Deal Faces Delays, Creditors Wait

These ongoing legal challenges and adjournments pose significant risks. For JAL, prolonged uncertainty could hinder its path to becoming a viable entity, affecting its operational stability and the recovery prospects for its creditors, who hold over Rs 55,000 crore in debt. Vedanta's strong pursuit suggests it believes JAL's assets are undervalued, meaning Adani's acquisition might not fully capture their potential. Additionally, a Supreme Court directive requires NCLAT sanction for major policy decisions by JAL's monitoring committee, adding oversight. Despite Adani securing 89% of creditor votes, the NCLAT's final decision is crucial. The case highlights issues within India's insolvency framework regarding bidding transparency.

Analyst Views Mixed as Deal Hangs in Balance

Analyst sentiment on Vedanta (VEDL) is mixed, with some recommending 'Strong Buy' near Rs 828, while MarketsMojo held a 'Hold' rating as of March 2026, citing fair valuation.
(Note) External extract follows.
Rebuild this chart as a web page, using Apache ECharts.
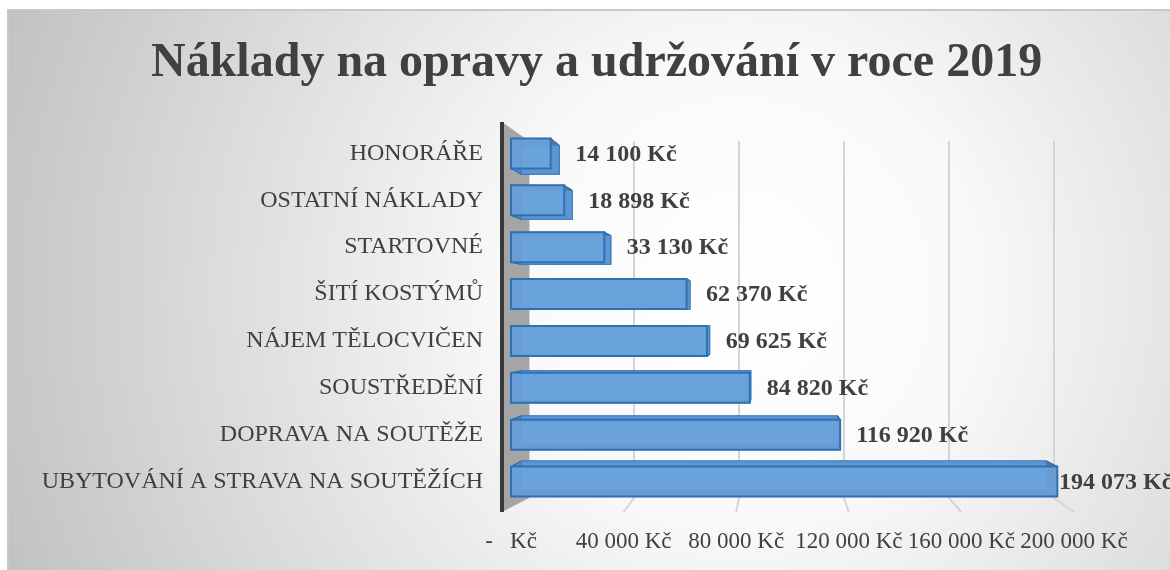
<!DOCTYPE html>
<html>
<head>
<meta charset="utf-8">
<script src="https://cdn.jsdelivr.net/npm/echarts@6/dist/echarts.min.js"></script>
<style>
  html, body { margin: 0; padding: 0; background: #fff; }
  #main { width: 1170px; height: 570px; }
</style>
</head>
<body>
<div id="main"></div>
<script>
// data
const categories = ['HONORÁŘE', 'OSTATNÍ NÁKLADY', 'STARTOVNÉ', 'ŠITÍ KOSTÝMŮ',
  'NÁJEM TĚLOCVIČEN', 'SOUSTŘEDĚNÍ', 'DOPRAVA NA SOUTĚŽE', 'UBYTOVÁNÍ A STRAVA NA SOUTĚŽÍCH'];
const values = [14100, 18898, 33130, 62370, 69625, 84820, 116920, 194073];
const axisMax = 200000;
const axisStep = 40000;

// perspective of the 3d excel look
const VP = [778, 320];
const BAR_S = 0.962;
const FONT = '"Liberation Serif", "Times New Roman", serif';
const TXT = '#404040';

function kc(v) {
  if (v === 0) return '-   Kč';
  return String(v).replace(/\B(?=(\d{3})+(?!\d))/g, ' ') + ' Kč';
}

const chart = echarts.init(document.getElementById('main'));

function back(x, y) {
  return [VP[0] + (x - VP[0]) * BAR_S, VP[1] + (y - VP[1]) * BAR_S];
}

function renderBar(params, api) {
  const val = api.value(0);
  const cat = api.value(1);
  const p0 = api.coord([0, cat]);
  const p1 = api.coord([val, cat]);
  const h = api.size([0, 1])[1] * 0.64;
  const x0 = p0[0], x1 = p1[0], y0 = p0[1] - h / 2, y1 = p0[1] + h / 2;
  const f = [[x0, y0], [x1, y0], [x1, y1], [x0, y1]];
  const b = f.map(p => back(p[0], p[1]));
  const side = (a, c, col) => ({
    type: 'polygon',
    shape: { points: [f[a], f[c], b[c], b[a]] },
    style: { fill: col, stroke: '#2f6aa6', lineWidth: 1 }
  });
  const right = Math.max(x1, b[1][0]);
  const lx = Math.min(right + 16, 1059);
  return {
    type: 'group',
    children: [
      side(0, 1, '#4a86c6'),  // top
      side(3, 2, '#3d6c9c'),  // bottom
      side(1, 2, '#56769a'),  // right
      side(0, 3, '#4a86c6'),  // left
      {
        type: 'rect',
        shape: { x: b[0][0], y: b[0][1], width: b[1][0] - b[0][0], height: b[3][1] - b[0][1] },
        style: { fill: '#5b96d3', stroke: '#3f7fc0', lineWidth: 1 }
      },
      {
        type: 'rect',
        shape: { x: x0, y: y0, width: x1 - x0, height: y1 - y0 },
        style: { fill: 'rgba(110,164,221,0.84)', stroke: '#2e72b4', lineWidth: 2 }
      },
      {
        type: 'text',
        style: {
          text: kc(val), x: lx, y: p0[1] + 1, verticalAlign: 'middle', align: 'left',
          font: 'bold 24px ' + FONT, fill: TXT
        }
      }
    ]
  };
}

chart.setOption({
  animation: false,
  title: {
    text: 'Náklady na opravy a udržování v roce 2019',
    left: 146,
    top: 35,
    textStyle: { fontFamily: FONT, fontWeight: 'bold', fontSize: 48, color: TXT }
  },
  grid: [
    { left: 511, right: 96, top: 130, bottom: 65 },
    { left: 529, right: 116, top: 141, bottom: 72 }
  ],
  xAxis: [
    {
      type: 'value', gridIndex: 0, min: 0, max: axisMax, interval: axisStep,
      axisLine: { show: false }, axisTick: { show: false }, splitLine: { show: false },
      axisLabel: { formatter: kc, margin: 25, fontFamily: FONT, fontSize: 23, color: TXT }
    },
    {
      type: 'value', gridIndex: 1, min: 0, max: axisMax, interval: axisStep,
      axisLine: { show: false }, axisTick: { show: false }, axisLabel: { show: false },
      splitLine: { show: true, lineStyle: { color: '#d4d4d4', width: 2 } }
    }
  ],
  yAxis: [
    {
      type: 'category', gridIndex: 0, data: categories, inverse: true,
      axisLine: { show: false }, axisTick: { show: false },
      axisLabel: { margin: 28, fontFamily: FONT, fontSize: 24, color: TXT }
    },
    { type: 'value', gridIndex: 1, min: 0, max: 1, show: false }
  ],
  series: [{
    type: 'custom',
    xAxisIndex: 0,
    yAxisIndex: 0,
    renderItem: renderBar,
    encode: { x: 0, y: 1 },
    data: values.map((v, i) => [v, i]),
    z: 5
  }]
});

// wall, floor and background
const wallFront = 502, wallTop = 122, wallBottom = 512;
const backTop = 141, backBottom = 498;
const backZero = chart.convertToPixel({ xAxisIndex: 1 }, 0);
const graphics = [
  {
    type: 'rect', z: -10,
    shape: { x: 8, y: 10, width: 1170, height: 570 },
    style: {
      fill: {
        type: 'radial', x: 740, y: 290, r: 780, global: true,
        colorStops: [
          { offset: 0, color: '#ffffff' },
          { offset: 0.3, color: '#f9f9f9' },
          { offset: 1, color: '#c2c2c2' }
        ]
      },
      stroke: '#c8c8c8', lineWidth: 2
    }
  },
  {
    type: 'polygon', z: 1,
    shape: { points: [[wallFront, wallTop], [backZero, backTop], [backZero, backBottom], [wallFront, wallBottom]] },
    style: { fill: '#a5a5a5' }
  },
  {
    type: 'line', z: 1,
    shape: { x1: wallFront, y1: wallTop, x2: wallFront, y2: wallBottom },
    style: { stroke: '#3a3a3a', lineWidth: 4 }
  }
];
for (let v = axisStep; v <= axisMax; v += axisStep) {
  const bx = chart.convertToPixel({ xAxisIndex: 1 }, v);
  const fx = chart.convertToPixel({ xAxisIndex: 0 }, v);
  graphics.push({
    type: 'line', z: 1,
    shape: { x1: bx, y1: backBottom, x2: fx, y2: wallBottom },
    style: { stroke: '#d4d4d4', lineWidth: 2 }
  });
}
chart.setOption({ graphic: graphics });
</script>
</body>
</html>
Univest offered a neutral recommendation around Rs 480-550. Adani Enterprises (ADANIENT) is seen by some as undervalued with a GF Value of ₹2,257.58, though its P/E ratio shows volatility (16.54x to 25.3x). The upcoming NCLAT hearing is critical. A win for Vedanta could reopen bidding, while an Adani victory would finalize the deal. Adani's shares have seen volatility from unrelated regulatory issues. JAL faces delisting, and its existing shareholders will receive no return due to insufficient liquidation value to cover even secured creditors.